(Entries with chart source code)
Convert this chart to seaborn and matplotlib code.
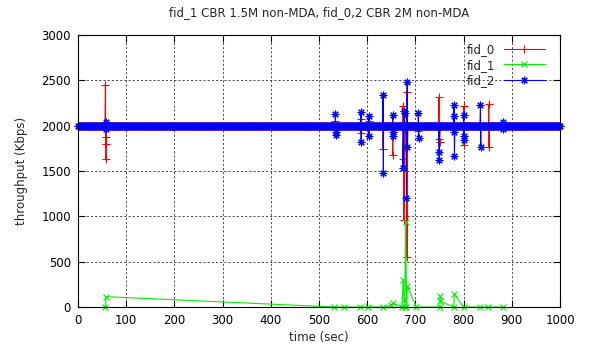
import matplotlib
matplotlib.use("Agg")
import matplotlib.pyplot as plt
import numpy as np
import pandas as pd
import seaborn as sns

# sampling grid of the steady ~2000 Kbps flows (fid_0, fid_2)
base_time = np.arange(0, 1001, 2)
base_rate = 2000

# deviations from the steady rate
fid0_spike_t = [57.0, 57.3, 57.6, 57.9, 534, 587, 587.5, 603, 633, 653, 653.5,
                674.6, 675.0, 676, 682, 682.5, 706, 749, 749.5, 750, 800, 800.5, 852, 852.5]
fid0_spike_v = [2449, 1875, 1802, 1627, 2048, 2073, 1923, 2055, 1748, 1678, 1930,
                2219, 1635, 960, 2373, 549, 1945, 2311, 1857, 1821, 2212, 1792, 2238, 1766]

fid2_spike_t = [57.2, 57.5, 534, 534.5, 535, 587, 587.5, 603, 603.5, 633, 633.5,
                653, 653.5, 654, 674, 677, 677.5, 681.5, 683, 683.5, 706, 706.5,
                749, 749.5, 780, 780.3, 780.6, 781, 800, 800.5, 801, 835, 835.5, 881, 881.5]
fid2_spike_v = [2040, 1960, 2128, 1927, 1901, 2146, 1825, 2110, 1890, 2336, 1481,
                2117, 1927, 1883, 1532, 2157, 2139, 1207, 2482, 1766, 2135, 1865,
                1708, 1616, 2230, 2102, 1934, 1660, 2117, 1883, 1843, 2227, 1770, 2040, 1960]

# fid_1 only has sparse samples
fid1_t = [57, 58, 532, 551, 586, 601, 633, 650, 653, 672, 674.6, 676.6, 678, 680,
          681.5, 683.5, 702, 751, 751.5, 752, 780, 780.5, 800, 833, 850, 881]
fid1_v = [0, 114, 0, 0, 0, 0, 0, 20, 44, 0, 300, 80, 0, 940,
          0, 227, 0, 0, 117, 62, 0, 146, 0, 0, 0, 0]


def build(spike_t, spike_v):
    df = pd.concat([
        pd.DataFrame({'time': base_time.astype(float), 'rate': float(base_rate)}),
        pd.DataFrame({'time': spike_t, 'rate': spike_v}),
    ])
    return df.sort_values('time', kind='stable').reset_index(drop=True)


fid0 = build(fid0_spike_t, fid0_spike_v)
fid2 = build(fid2_spike_t, fid2_spike_v)
fid1 = pd.DataFrame({'time': fid1_t, 'rate': fid1_v})

sns.set_style("ticks")
plt.rcParams['font.family'] = ['DejaVu Sans']
plt.rcParams['font.size'] = 8.5

fig = plt.figure(figsize=(5.9, 3.51), dpi=100)
ax = fig.add_axes([78 / 590, 44 / 351, 482 / 590, 272 / 351])

series = [
    (fid0, '#ff0000', '+', 6, 'fid_0'),
    (fid1, '#00f000', 'x', 4.5, 'fid_1'),
    (fid2, '#0000ff', (8, 2, 0), 5.5, 'fid_2'),
]
for df, col, mk, ms, name in series:
    sns.lineplot(data=df, x='time', y='rate', estimator=None, sort=False, ax=ax,
                 color=col, marker=mk, markersize=ms, markeredgewidth=0.8,
                 markeredgecolor=col, markerfacecolor=col,
                 linewidth=0.8, label=name, clip_on=False)

ax.set_xlim(0, 1000)
ax.set_ylim(0, 3000)
ax.set_xticks(range(0, 1001, 100))
ax.set_yticks(range(0, 3001, 500))
ax.tick_params(direction='in', top=True, right=True, length=5, width=0.8,
               labelsize=8.5, pad=5, colors='black')
ax.grid(True, color='black', linestyle=(0, (3, 3)), linewidth=0.5)
ax.set_axisbelow(True)
for s in ax.spines.values():
    s.set_color('black')
    s.set_linewidth(0.8)

ax.set_title('fid_1 CBR 1.5M non-MDA, fid_0,2 CBR 2M non-MDA', fontsize=8.5, pad=14)
ax.set_xlabel('time (sec)', fontsize=8.5, labelpad=3)
ax.set_ylabel('throughput (Kbps)', fontsize=8.5, labelpad=10)

leg = ax.legend(loc='upper right', bbox_to_anchor=(0.985, 1.0), frameon=False,
                markerfirst=False, fontsize=8.5, handlelength=3.4, labelspacing=0.2,
                handletextpad=0.8, borderaxespad=0.3, numpoints=1)

plt.savefig('out.png', dpi=100)
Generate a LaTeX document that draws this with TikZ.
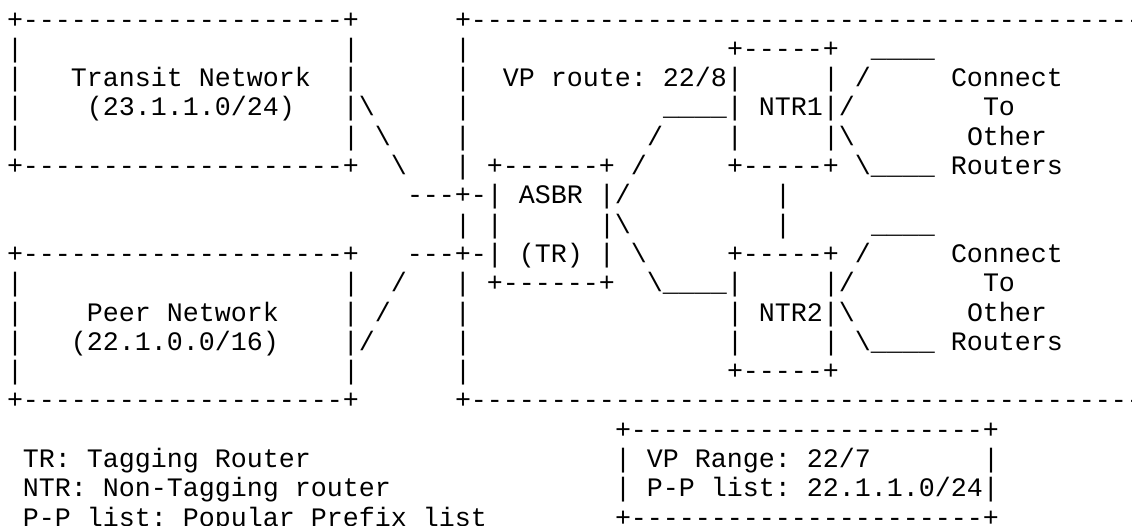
\documentclass[tikz,border=0pt]{standalone}
\usepackage{fontspec}
\setmonofont{Liberation Mono}
\newcommand\ascfont{\ttfamily\fontsize{26.6623pt}{29.3pt}\selectfont\frenchspacing}
\newdimen\cw
\cw=16pt
\newcommand\SP[1]{\kern#1\cw}
\newcommand\DA[1]{\foreach \dai in {1,...,#1}{-\kern0pt}}
\newcommand\ABS{\textbackslash}
\begin{document}
\begin{tikzpicture}[x=1pt,y=-1pt,
  asc/.style={anchor=base west,inner sep=0pt,outer sep=0pt,font=\ascfont,text=black}]
\useasboundingbox (0,0) rectangle (1132,525);
\fill[white] (0,0) rectangle (1132,525);
\clip (0,0) rectangle (1132,525);
\node[asc] (r0)  at (7,28.0)  {+\DA{20}+\SP{6}+\DA{44}};
\node[asc] (r1)  at (7,57.3)  {|\SP{20}|\SP{6}|\SP{16}+\DA{5}+\SP{2}\_\_\_\_};
\node[asc] (r2)  at (7,86.6)  {|\SP{3}Transit Network\SP{2}|\SP{6}|\SP{2}VP route: 22/8|\SP{5}|\SP{1}/\SP{5}Connect};
\node[asc] (r3)  at (7,115.9) {|\SP{4}(23.1.1.0/24)\SP{3}|\ABS\SP{5}|\SP{12}\_\_\_\_|\SP{1}NTR1|/\SP{8}To};
\node[asc] (r4)  at (7,145.2) {|\SP{20}|\SP{1}\ABS\SP{4}|\SP{11}/\SP{4}|\SP{5}|\ABS\SP{7}Other};
\node[asc] (r5)  at (7,174.5) {+\DA{20}+\SP{2}\ABS\SP{3}|\SP{1}+\DA{6}+\SP{1}/\SP{5}+\DA{5}+\SP{1}\ABS\_\_\_\_\SP{1}Routers};
\node[asc] (r6)  at (7,203.8) {\SP{25}\DA{3}+-|\SP{1}ASBR\SP{1}|/\SP{9}|};
\node[asc] (r7)  at (7,233.1) {\SP{28}|\SP{1}|\SP{6}|\ABS\SP{9}|\SP{5}\_\_\_\_};
\node[asc] (r8)  at (7,262.4) {+\DA{20}+\SP{3}\DA{3}+-|\SP{1}(TR)\SP{1}|\SP{1}\ABS\SP{5}+\DA{5}+\SP{1}/\SP{5}Connect};
\node[asc] (r9)  at (7,291.7) {|\SP{20}|\SP{2}/\SP{3}|\SP{1}+\DA{6}+\SP{2}\ABS\_\_\_\_|\SP{5}|/\SP{8}To};
\node[asc] (r10) at (7,321.0) {|\SP{4}Peer Network\SP{4}|\SP{1}/\SP{4}|\SP{16}|\SP{1}NTR2|\ABS\SP{7}Other};
\node[asc] (r11) at (7,350.3) {|\SP{3}(22.1.0.0/16)\SP{4}|/\SP{5}|\SP{16}|\SP{5}|\SP{1}\ABS\_\_\_\_\SP{1}Routers};
\node[asc] (r12) at (7,379.6) {|\SP{20}|\SP{6}|\SP{16}+\DA{5}+};
\node[asc] (r13) at (7,408.9) {+\DA{20}+\SP{6}+\DA{44}};
\node[asc] (r14) at (7,438.2) {\SP{38}+\DA{22}+};
\node[asc] (r15) at (7,467.5) {\SP{1}TR: Tagging Router\SP{19}|\SP{1}VP Range: 22/7\SP{7}|};
\node[asc] (r16) at (7,496.8) {\SP{1}NTR: Non-Tagging router\SP{14}|\SP{1}P-P list: 22.1.1.0/24|};
\node[asc] (r17) at (7,526.1) {\SP{1}P-P list: Popular Prefix list\SP{8}+\DA{22}+};
\end{tikzpicture}
\end{document}
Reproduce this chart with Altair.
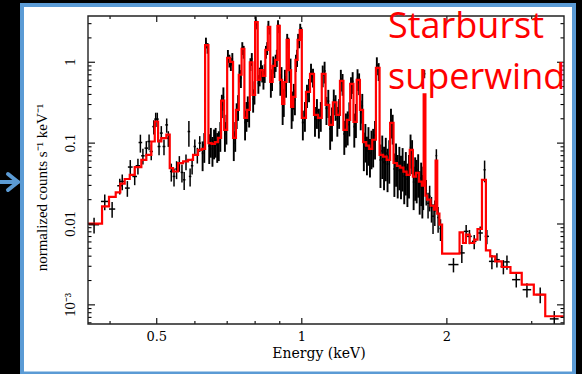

**Problem to solve**
Nothing but the lines from the start of the records above through the line with "plt.rcParams['font.size'] = 8.5" should be retyped, each exactly as written; leave out all pictures.

**Solved exercise**
Convert this chart to seaborn and matplotlib code.
import matplotlib
matplotlib.use("Agg")
import matplotlib.pyplot as plt
import numpy as np
import pandas as pd
import seaborn as sns

# sampling grid of the steady ~2000 Kbps flows (fid_0, fid_2)
base_time = np.arange(0, 1001, 2)
base_rate = 2000

# deviations from the steady rate
fid0_spike_t = [57.0, 57.3, 57.6, 57.9, 534, 587, 587.5, 603, 633, 653, 653.5,
                674.6, 675.0, 676, 682, 682.5, 706, 749, 749.5, 750, 800, 800.5, 852, 852.5]
fid0_spike_v = [2449, 1875, 1802, 1627, 2048, 2073, 1923, 2055, 1748, 1678, 1930,
                2219, 1635, 960, 2373, 549, 1945, 2311, 1857, 1821, 2212, 1792, 2238, 1766]

fid2_spike_t = [57.2, 57.5, 534, 534.5, 535, 587, 587.5, 603, 603.5, 633, 633.5,
                653, 653.5, 654, 674, 677, 677.5, 681.5, 683, 683.5, 706, 706.5,
                749, 749.5, 780, 780.3, 780.6, 781, 800, 800.5, 801, 835, 835.5, 881, 881.5]
fid2_spike_v = [2040, 1960, 2128, 1927, 1901, 2146, 1825, 2110, 1890, 2336, 1481,
                2117, 1927, 1883, 1532, 2157, 2139, 1207, 2482, 1766, 2135, 1865,
                1708, 1616, 2230, 2102, 1934, 1660, 2117, 1883, 1843, 2227, 1770, 2040, 1960]

# fid_1 only has sparse samples
fid1_t = [57, 58, 532, 551, 586, 601, 633, 650, 653, 672, 674.6, 676.6, 678, 680,
          681.5, 683.5, 702, 751, 751.5, 752, 780, 780.5, 800, 833, 850, 881]
fid1_v = [0, 114, 0, 0, 0, 0, 0, 20, 44, 0, 300, 80, 0, 940,
          0, 227, 0, 0, 117, 62, 0, 146, 0, 0, 0, 0]


def build(spike_t, spike_v):
    df = pd.concat([
        pd.DataFrame({'time': base_time.astype(float), 'rate': float(base_rate)}),
        pd.DataFrame({'time': spike_t, 'rate': spike_v}),
    ])
    return df.sort_values('time', kind='stable').reset_index(drop=True)


fid0 = build(fid0_spike_t, fid0_spike_v)
fid2 = build(fid2_spike_t, fid2_spike_v)
fid1 = pd.DataFrame({'time': fid1_t, 'rate': fid1_v})

sns.set_style("ticks")
plt.rcParams['font.family'] = ['DejaVu Sans']
plt.rcParams['font.size'] = 8.5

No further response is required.